● **Information provided**

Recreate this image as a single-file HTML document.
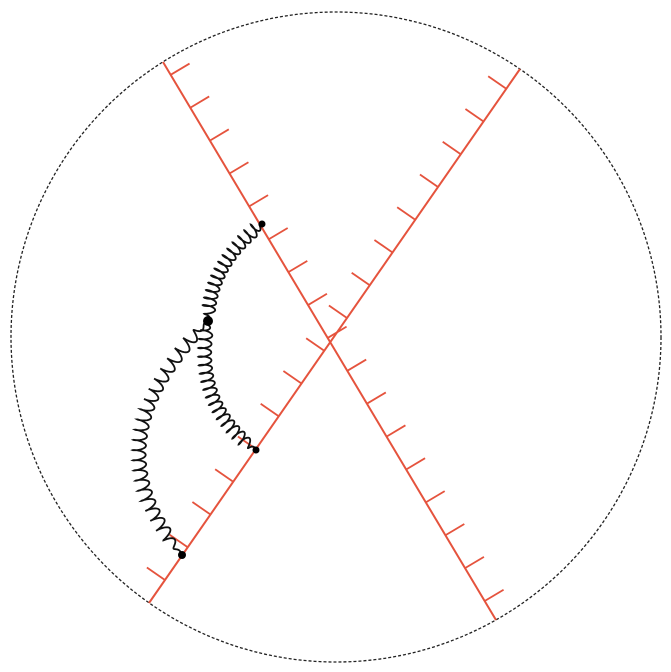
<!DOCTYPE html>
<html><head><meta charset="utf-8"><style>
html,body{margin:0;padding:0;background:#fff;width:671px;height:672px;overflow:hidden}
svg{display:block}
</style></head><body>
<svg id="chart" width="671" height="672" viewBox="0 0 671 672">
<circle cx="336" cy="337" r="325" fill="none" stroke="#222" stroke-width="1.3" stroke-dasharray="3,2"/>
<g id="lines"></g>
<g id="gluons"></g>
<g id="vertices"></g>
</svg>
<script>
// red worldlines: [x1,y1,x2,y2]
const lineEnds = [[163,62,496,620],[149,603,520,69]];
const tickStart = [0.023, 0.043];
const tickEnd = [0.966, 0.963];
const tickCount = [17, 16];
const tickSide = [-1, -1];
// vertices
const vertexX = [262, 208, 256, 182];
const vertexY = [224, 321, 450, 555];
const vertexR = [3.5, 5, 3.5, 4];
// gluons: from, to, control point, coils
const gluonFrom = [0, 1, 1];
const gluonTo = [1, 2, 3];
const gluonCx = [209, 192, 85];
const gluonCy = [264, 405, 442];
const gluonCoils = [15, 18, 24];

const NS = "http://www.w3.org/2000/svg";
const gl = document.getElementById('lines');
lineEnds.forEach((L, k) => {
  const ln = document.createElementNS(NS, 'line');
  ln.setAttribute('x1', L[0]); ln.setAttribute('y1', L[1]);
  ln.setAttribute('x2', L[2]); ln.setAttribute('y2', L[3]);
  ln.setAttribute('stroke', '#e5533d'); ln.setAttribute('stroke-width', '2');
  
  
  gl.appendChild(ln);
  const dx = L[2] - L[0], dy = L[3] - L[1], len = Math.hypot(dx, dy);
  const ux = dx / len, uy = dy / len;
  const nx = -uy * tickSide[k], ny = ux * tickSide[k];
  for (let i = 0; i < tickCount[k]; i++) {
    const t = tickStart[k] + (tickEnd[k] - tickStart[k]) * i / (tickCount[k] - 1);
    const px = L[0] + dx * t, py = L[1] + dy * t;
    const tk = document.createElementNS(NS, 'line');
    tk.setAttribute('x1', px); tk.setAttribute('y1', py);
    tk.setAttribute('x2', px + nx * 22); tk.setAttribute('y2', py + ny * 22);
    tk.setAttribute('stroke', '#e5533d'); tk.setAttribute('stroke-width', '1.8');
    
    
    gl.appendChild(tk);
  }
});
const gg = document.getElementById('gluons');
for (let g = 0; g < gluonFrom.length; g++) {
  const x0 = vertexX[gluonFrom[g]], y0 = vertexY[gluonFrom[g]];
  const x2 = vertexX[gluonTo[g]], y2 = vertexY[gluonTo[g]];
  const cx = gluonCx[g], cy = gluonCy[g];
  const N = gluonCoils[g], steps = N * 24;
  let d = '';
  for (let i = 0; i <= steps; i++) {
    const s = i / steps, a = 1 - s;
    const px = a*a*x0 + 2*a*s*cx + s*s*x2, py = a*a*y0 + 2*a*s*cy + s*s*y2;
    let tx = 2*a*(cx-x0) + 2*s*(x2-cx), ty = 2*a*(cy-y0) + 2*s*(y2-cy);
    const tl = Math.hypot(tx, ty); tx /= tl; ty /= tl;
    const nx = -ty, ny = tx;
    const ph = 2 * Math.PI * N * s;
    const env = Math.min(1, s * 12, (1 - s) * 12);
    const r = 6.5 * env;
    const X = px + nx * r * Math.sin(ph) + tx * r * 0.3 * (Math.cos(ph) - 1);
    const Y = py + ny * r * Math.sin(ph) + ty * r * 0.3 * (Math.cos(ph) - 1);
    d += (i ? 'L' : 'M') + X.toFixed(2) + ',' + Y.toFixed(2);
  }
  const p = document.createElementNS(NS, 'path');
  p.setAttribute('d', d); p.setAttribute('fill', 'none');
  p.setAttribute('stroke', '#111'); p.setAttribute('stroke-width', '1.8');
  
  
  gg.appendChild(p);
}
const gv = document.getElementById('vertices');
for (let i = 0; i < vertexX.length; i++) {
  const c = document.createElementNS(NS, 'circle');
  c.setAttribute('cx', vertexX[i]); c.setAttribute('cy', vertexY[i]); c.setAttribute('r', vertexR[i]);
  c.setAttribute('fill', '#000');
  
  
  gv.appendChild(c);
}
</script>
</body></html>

● **Exercise aim**
Quote, exactly and only, the lines from the first line of the data above through the line containing "const gluonCoils = [15, 18, 24];". The pictures do not belong in it.

● **Result**
Recreate this image as a single-file HTML document.
<!DOCTYPE html>
<html><head><meta charset="utf-8"><style>
html,body{margin:0;padding:0;background:#fff;width:671px;height:672px;overflow:hidden}
svg{display:block}
</style></head><body>
<svg id="chart" width="671" height="672" viewBox="0 0 671 672">
<circle cx="336" cy="337" r="325" fill="none" stroke="#222" stroke-width="1.3" stroke-dasharray="3,2"/>
<g id="lines"></g>
<g id="gluons"></g>
<g id="vertices"></g>
</svg>
<script>
// red worldlines: [x1,y1,x2,y2]
const lineEnds = [[163,62,496,620],[149,603,520,69]];
const tickStart = [0.023, 0.043];
const tickEnd = [0.966, 0.963];
const tickCount = [17, 16];
const tickSide = [-1, -1];
// vertices
const vertexX = [262, 208, 256, 182];
const vertexY = [224, 321, 450, 555];
const vertexR = [3.5, 5, 3.5, 4];
// gluons: from, to, control point, coils
const gluonFrom = [0, 1, 1];
const gluonTo = [1, 2, 3];
const gluonCx = [209, 192, 85];
const gluonCy = [264, 405, 442];
const gluonCoils = [15, 18, 24];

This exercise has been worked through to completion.